*SUPPLIED DATA*:
--- begin ---
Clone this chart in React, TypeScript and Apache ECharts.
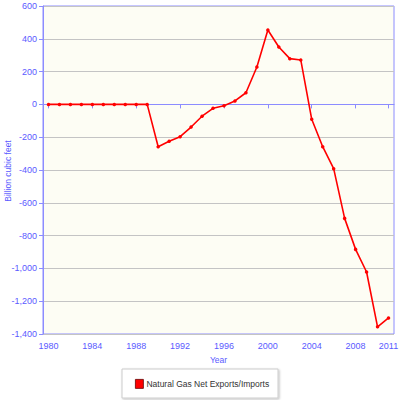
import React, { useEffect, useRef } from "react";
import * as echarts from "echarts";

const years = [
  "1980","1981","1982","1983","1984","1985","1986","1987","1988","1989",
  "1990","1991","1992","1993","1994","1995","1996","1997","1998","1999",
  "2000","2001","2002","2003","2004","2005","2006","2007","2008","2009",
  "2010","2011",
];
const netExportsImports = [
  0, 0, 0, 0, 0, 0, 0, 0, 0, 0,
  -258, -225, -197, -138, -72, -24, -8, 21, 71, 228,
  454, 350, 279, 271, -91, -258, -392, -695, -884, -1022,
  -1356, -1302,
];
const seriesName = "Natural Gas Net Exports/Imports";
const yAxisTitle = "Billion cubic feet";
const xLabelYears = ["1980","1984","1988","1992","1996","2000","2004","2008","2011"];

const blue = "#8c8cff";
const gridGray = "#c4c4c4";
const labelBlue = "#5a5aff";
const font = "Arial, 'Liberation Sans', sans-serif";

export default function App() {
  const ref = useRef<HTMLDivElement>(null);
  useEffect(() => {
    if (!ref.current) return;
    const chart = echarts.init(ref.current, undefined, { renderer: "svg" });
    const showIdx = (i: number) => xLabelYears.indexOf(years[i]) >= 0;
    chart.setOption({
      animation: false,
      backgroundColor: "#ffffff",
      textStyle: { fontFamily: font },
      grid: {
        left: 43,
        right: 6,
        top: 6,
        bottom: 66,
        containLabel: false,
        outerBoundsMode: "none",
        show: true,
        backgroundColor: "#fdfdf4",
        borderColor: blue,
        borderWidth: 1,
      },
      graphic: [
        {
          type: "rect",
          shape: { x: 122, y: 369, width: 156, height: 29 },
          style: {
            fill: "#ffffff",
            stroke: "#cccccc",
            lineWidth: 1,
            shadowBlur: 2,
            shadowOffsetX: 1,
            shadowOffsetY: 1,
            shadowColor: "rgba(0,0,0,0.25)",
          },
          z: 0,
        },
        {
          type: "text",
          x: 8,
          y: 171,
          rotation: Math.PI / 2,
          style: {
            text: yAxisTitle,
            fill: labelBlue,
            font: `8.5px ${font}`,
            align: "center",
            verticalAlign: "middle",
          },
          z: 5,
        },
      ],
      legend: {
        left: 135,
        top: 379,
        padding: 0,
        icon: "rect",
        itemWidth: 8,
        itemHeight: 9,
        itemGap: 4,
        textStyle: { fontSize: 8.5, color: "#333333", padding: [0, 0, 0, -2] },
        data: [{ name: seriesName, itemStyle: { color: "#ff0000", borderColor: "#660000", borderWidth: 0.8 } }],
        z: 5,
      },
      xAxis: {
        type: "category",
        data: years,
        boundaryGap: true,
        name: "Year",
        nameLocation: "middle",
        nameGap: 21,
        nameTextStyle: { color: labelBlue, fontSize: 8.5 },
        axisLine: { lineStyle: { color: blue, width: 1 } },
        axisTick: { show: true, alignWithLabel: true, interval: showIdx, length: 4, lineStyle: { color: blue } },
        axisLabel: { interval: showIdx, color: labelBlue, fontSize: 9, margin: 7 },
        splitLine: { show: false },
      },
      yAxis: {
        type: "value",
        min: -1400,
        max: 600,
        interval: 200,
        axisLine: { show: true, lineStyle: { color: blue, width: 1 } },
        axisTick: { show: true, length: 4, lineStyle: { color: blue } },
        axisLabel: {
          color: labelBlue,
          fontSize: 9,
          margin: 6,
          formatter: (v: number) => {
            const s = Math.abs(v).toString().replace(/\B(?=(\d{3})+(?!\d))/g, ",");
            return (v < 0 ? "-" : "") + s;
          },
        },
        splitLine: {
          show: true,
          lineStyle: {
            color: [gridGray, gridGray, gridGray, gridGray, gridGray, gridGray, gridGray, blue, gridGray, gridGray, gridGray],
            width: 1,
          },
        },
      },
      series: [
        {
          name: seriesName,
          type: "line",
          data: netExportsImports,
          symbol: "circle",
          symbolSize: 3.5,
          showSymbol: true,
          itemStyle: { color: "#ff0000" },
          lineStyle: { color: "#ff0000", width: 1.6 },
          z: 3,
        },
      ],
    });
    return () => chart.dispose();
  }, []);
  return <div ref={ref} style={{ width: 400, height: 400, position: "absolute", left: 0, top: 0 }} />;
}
--- end ---
*BRIEF*: Could the lines from the top of the material through the line with "import * as" be repeated exactly, pictures left out?

*IN RESPONSE*:
Clone this chart in React, TypeScript and Apache ECharts.
import React, { useEffect, useRef } from "react";
import * as echarts from "echarts";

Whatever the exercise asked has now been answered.